Growing your own winter vegetable transplants
Story by Darren Sheriff
I know, I know, it is just getting to be summer … you probably haven’t even gotten your Fourth of July plans solid yet, but ‘tis the season to think winter veggies. You will want or need to start planning ahead so that your winter crop is off to a good start. The Carolinas fall into basically two growing Zones – 7 and 8 – yet the crops will pretty much be the same, and there are just a couple of weeks difference in average first frost dates.
In North Carolina, your average first fall frosts are usually expected toward the end of October. For the South Carolina folks, you guys are a few weeks later; your first fall frost is usually around the middle of November. Either way, you should be getting your ground ready in August/September for October plantings of beets, broccoli, carrots, kale, peas, lettuce, radish, and spinach. You lucky Zone 8 folks can add brussels sprouts, cabbage, and cauliflower to your list.
What and How to Prep
One of the keys to winter vegetable gardening is adding organic matter or fertilizer to the soil prior to planting. You will want to prep your winter vegetable garden this way because many of the soil microorganisms aren’t as active during the colder weather. This reduced microbial activity will affect how the plants grow and take up nutrients, so, amending the soil will ensure that nutrition is readily available to your plants roots. You may want to consider using mulch or some kind of ground cover to help keep the soil a little warmer during the growing season. Thinking this through and having it in place before you plant will save you from a huge headache later.
Transplants or Direct Seeding
Each vegetable has its own preferred method of planting, whether it is transplanting from seed you started earlier, or direct seeding into the ground. Spinach and most of your other leafy vegetables (kale, cabbage, and lettuce) prefer direct seeding. These autumn sowings will keep you supplied with tender young leaves throughout winter and with regular harvesting it actually could continue to produce well into early summer. This direct seeded list will also include your peas, carrots, radishes, turnips and beets, though I have seen beets successfully transplanted if they are young. Plants that you should look specifically for transplants include brussels sprouts, broccoli, and cauliflower.
When to Start Them
Because of the summer heat, most of these plants that make great cooler weather winter gardens cannot be started outdoors; this is where your transplants come in. Knowing when to start the seeds indoors is actually fairly easy, just count back 12-14 weeks from the first typical frost date for your area. When it comes to direct seeding, read the package, they will have the dates for your area when you should plant.
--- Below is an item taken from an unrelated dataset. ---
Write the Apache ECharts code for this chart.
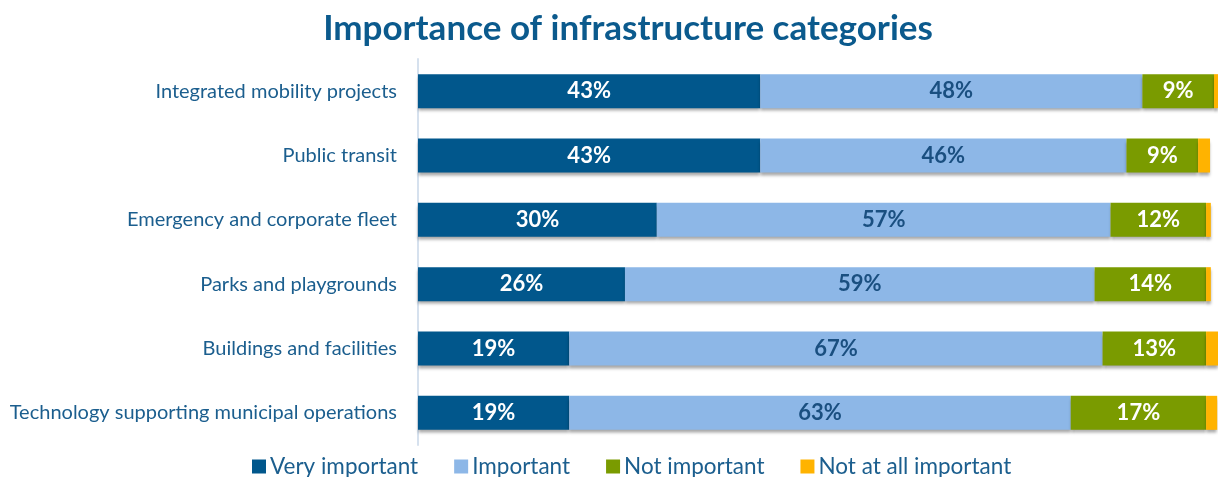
<!DOCTYPE html>
<html>
<head>
<meta charset="utf-8">
<script src="https://cdn.jsdelivr.net/npm/echarts@6/dist/echarts.min.js"></script>
<style>
  html, body { margin: 0; padding: 0; background: #fff; }
  #chart { width: 1218px; height: 477px; }
</style>
</head>
<body>
<div id="chart"></div>
<script>
// Survey categories, listed top to bottom
const categories = [
  'Integrated mobility projects',
  'Public transit',
  'Emergency and corporate fleet',
  'Parks and playgrounds',
  'Buildings and facilities',
  'Technology supporting municipal operations'
];

// Share of respondents (%) per rating
const veryImportant   = [43, 43, 30, 26, 19, 19];
const important       = [48, 46, 57, 59, 67, 63];
const notImportant    = [9, 9, 12, 14, 13, 17];
const notAtAll        = [0.5, 1.5, 0.6, 0.6, 1.5, 1.4];

const seriesNames = ['Very important', 'Important', 'Not important', 'Not at all important'];

const FONT = 'Lato, "Open Sans", sans-serif';
const TEXT_BLUE = '#1B5E8E';

const barShadow = {
  shadowColor: 'rgba(0,0,0,0.35)',
  shadowBlur: 3,
  shadowOffsetY: 3
};

function makeSeries(name, data, color, labelColor) {
  return {
    name: name,
    type: 'bar',
    stack: 'total',
    data: data,
    barWidth: 34,
    itemStyle: Object.assign({ color: color }, barShadow),
    label: labelColor ? {
      show: true,
      position: 'inside',
      formatter: '{c}%',
      color: labelColor,
      fontFamily: FONT,
      fontWeight: 'bold',
      fontSize: 22
    } : { show: false },
    emphasis: { disabled: true }
  };
}

const chart = echarts.init(document.getElementById('chart'), null, { renderer: 'canvas' });

chart.setOption({
  animation: false,
  backgroundColor: '#ffffff',
  title: {
    text: 'Importance of infrastructure categories',
    left: 623,
    textAlign: 'center',
    top: 6,
    textStyle: {
      fontFamily: FONT,
      fontWeight: 'bold',
      fontSize: 35,
      color: '#0B5A8D'
    }
  },
  legend: {
    data: seriesNames,
    top: 450,
    left: 247,
    icon: 'rect',
    itemWidth: 14,
    itemHeight: 14,
    itemGap: 36,
    textStyle: {
      fontFamily: FONT,
      fontSize: 22.5,
      color: TEXT_BLUE,
      padding: [0, 0, 0, -1]
    }
  },
  grid: {
    left: 418,
    right: 0,
    top: 59,
    bottom: 32,
    containLabel: false
  },
  xAxis: {
    type: 'value',
    min: 0,
    max: 100.5,
    show: false
  },
  yAxis: {
    type: 'category',
    data: categories,
    inverse: true,
    axisLine: { show: true, lineStyle: { color: '#D6E1EE', width: 2 } },
    axisTick: { show: false },
    axisLabel: {
      fontFamily: FONT,
      fontSize: 20,
      color: TEXT_BLUE,
      margin: 21
    }
  },
  series: [
    makeSeries(seriesNames[0], veryImportant, '#01578C', '#ffffff'),
    makeSeries(seriesNames[1], important, '#8DB7E7', '#1A4F80'),
    makeSeries(seriesNames[2], notImportant, '#7A9B00', '#ffffff'),
    makeSeries(seriesNames[3], notAtAll, '#FFB300', null)
  ]
});
</script>
</body>
</html>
Why Bother Growing Vegetables in the Winter
Other than the obvious, because it saves money, tastes better, and it gives you an excuse to work outside, you have a lack of pests and diseases. Once the temperatures fall, many of the warm-weather pests and diseases will disappear. Yes, the cool-season pests may appear, such as slugs and aphids, but the pace of cold-weather vegetable growing is much slower so it makes staying on top of these problems a little easier. Winter vegetable gardens do not need as much water as their summer counterparts, since the winter rains will arrive, hopefully, to help. Also, being the plants don’t grow as quickly, the water needs actually diminish. You should rely on soaker hoses and drip irrigation if possible for the most efficient watering; these will deliver water directly to soil.
Some Final Thoughts
Try successive plantings of quick growers, such as leaf lettuce, beets, spinach, and radishes. If you space the plantings out over a few days to weeks, you will have various stages of growth, which will result in more to harvest.
Certainly, don’t be afraid to try planting some of these crops a little later than recommended. While it is a bit risky, Mother Nature always has the last say – the rewards can outweigh the risks, especially if she happens to be in a good mood. There is no hard rule that says that one type of plant will grow or fail outside of its hardiness zone and it may often be worth an occasional experiment, especially with the climate changing, to try something out of the ordinary now and again.
This last tip can save you a ton of time in the future. Keep a record of what you planted and when. Then see what succeeded or what failed, this will help you do better in planning when it comes time to be ordering seeds.